Die Chance, Gutes zu tun
Der guten Stimmung haben die besonderen Begleitumstände der Konzerte keinerlei Abbruch getan, bestätigt gbs-Vorstandssprecher Michael Schmidt-Salomon: "Die Ärzte sind grandiose Entertainer, insofern war es keine Überraschung, dass das Publikum der Band drei Stunden lang begeistert gefolgt ist. Sehr berührt hat mich aber der große Jubel, der unter den rund 60.000 Leuten ausbrach, als Bela B vor dem Song 'Deine Schuld' auf die vielen Menschen hinwies, die geholfen haben, dieses Konzert zum 'ökologischsten Ärzte-Konzert aller Zeiten' zu machen. Man hat in diesem Moment gespürt, wie gut sich Menschen fühlen, wenn sie die Chance haben, Gutes zu tun."

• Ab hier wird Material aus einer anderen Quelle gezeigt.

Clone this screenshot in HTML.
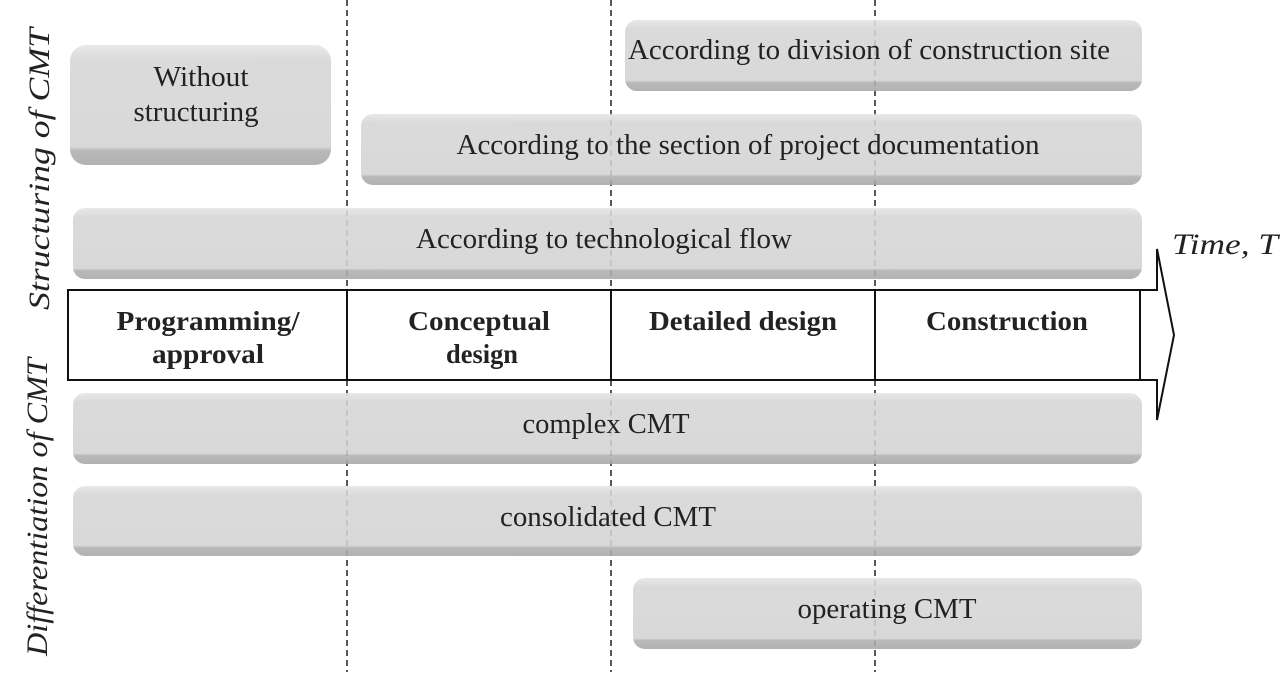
<!DOCTYPE html>
<html><head><style>body{margin:0;background:#fff}svg{display:block}text{font-family:"Liberation Serif",serif;fill:#222}</style></head>
<body>
<svg width="1280" height="688" viewBox="0 0 1280 688">
<defs>
<linearGradient id="g" x1="0" y1="0" x2="0" y2="1">
<stop offset="0" stop-color="#e6e6e6"/><stop offset="0.12" stop-color="#d6d6d6"/><stop offset="0.85" stop-color="#d3d3d3"/><stop offset="0.88" stop-color="#b0b0b0"/><stop offset="1" stop-color="#a8a8a8"/>
</linearGradient>
</defs>
<g stroke="#222" stroke-width="1.5" stroke-dasharray="6,4">
<line x1="347" y1="0" x2="347" y2="672"/><line x1="611" y1="0" x2="611" y2="672"/><line x1="875" y1="0" x2="875" y2="672"/>
</g>
<g fill="url(#g)" opacity="0.88">
<rect x="70" y="45" width="261" height="120" rx="16"/>
<rect x="625" y="20" width="517" height="71" rx="12"/>
<rect x="361" y="114" width="781" height="71" rx="12"/>
<rect x="73" y="208" width="1069" height="71" rx="12"/>
<rect x="73" y="393" width="1069" height="71" rx="12"/>
<rect x="73" y="486" width="1069" height="70" rx="12"/>
<rect x="633" y="578" width="509" height="71" rx="12"/>
</g>
<g font-size="28" text-anchor="middle">
<text x="201" y="86" textLength="95" lengthAdjust="spacingAndGlyphs">Without</text><text x="196" y="121" textLength="125" lengthAdjust="spacingAndGlyphs">structuring</text>
<text x="869" y="59" textLength="482" lengthAdjust="spacingAndGlyphs">According to division of construction site</text>
<text x="748" y="154" textLength="583" lengthAdjust="spacingAndGlyphs">According to the section of project documentation</text>
<text x="604" y="248" textLength="376" lengthAdjust="spacingAndGlyphs">According to technological flow</text>
<text x="606" y="433" textLength="167" lengthAdjust="spacingAndGlyphs">complex CMT</text>
<text x="608" y="526" textLength="216" lengthAdjust="spacingAndGlyphs">consolidated CMT</text>
<text x="887" y="618" textLength="179" lengthAdjust="spacingAndGlyphs">operating CMT</text>
</g>
<polygon points="1140,290 1157,290 1157,249 1174,335 1157,420 1157,380 1140,380" fill="#fff" stroke="#111" stroke-width="2"/>
<rect x="68" y="290" width="1072" height="90" fill="#fff" stroke="#111" stroke-width="2"/>
<g stroke="#111" stroke-width="2"><line x1="347" y1="290" x2="347" y2="380"/><line x1="611" y1="290" x2="611" y2="380"/><line x1="875" y1="290" x2="875" y2="380"/></g>
<g font-size="27" font-weight="bold" text-anchor="middle" style="fill:#111">
<text x="208" y="330" textLength="183" lengthAdjust="spacingAndGlyphs">Programming/</text><text x="208" y="363" textLength="112" lengthAdjust="spacingAndGlyphs">approval</text>
<text x="479" y="330" textLength="142" lengthAdjust="spacingAndGlyphs">Conceptual</text><text x="482" y="363" textLength="72" lengthAdjust="spacingAndGlyphs">design</text>
<text x="743" y="330" textLength="188" lengthAdjust="spacingAndGlyphs">Detailed design</text>
<text x="1007" y="330" textLength="162" lengthAdjust="spacingAndGlyphs">Construction</text>
</g>
<text x="1225" y="254" font-size="30" font-style="italic" text-anchor="middle" textLength="106" lengthAdjust="spacingAndGlyphs">Time, T</text>
<text transform="translate(49,169) rotate(-90)" font-size="30" font-style="italic" text-anchor="middle" textLength="282" lengthAdjust="spacingAndGlyphs">Structuring of CMT</text>
<text transform="translate(47,507) rotate(-90)" font-size="30" font-style="italic" text-anchor="middle" textLength="298" lengthAdjust="spacingAndGlyphs">Differentiation of CMT</text>
</svg>
</body></html>
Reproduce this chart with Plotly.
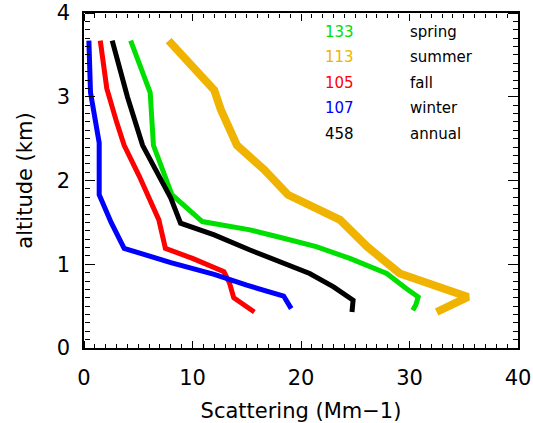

Hierauf aufmerksam zu machen, sei gerade in den gegenwärtigen Krisenzeiten wichtig, meint der Philosoph: "Wer die Welt zum Positiven hin verändern möchte, muss trotz Putin, Trump & Co., trotz Corona, Krieg und Klimawandel, darauf vertrauen können, dass wir das Potenzial zur Verbesserung der Verhältnisse haben. In dieser Verbindung von Humanismus und Ökologie liegt die große Stärke von 'Cradle to Cradle': Der Ansatz macht klar, dass wir sehr wohl vernünftige Lösungen für die großen Probleme der Menschheit finden können. Voraussetzung dafür ist aber, dass wir das negative, apokalyptische Denken aufgeben und uns dazu durchringen, den Menschen eben nicht nur als notorischen Schädling, sondern vielmehr als potenziellen Nützling der Natur zu begreifen."
Der Text erschien zuerst auf der Website der Giordano-Bruno-Stiftung.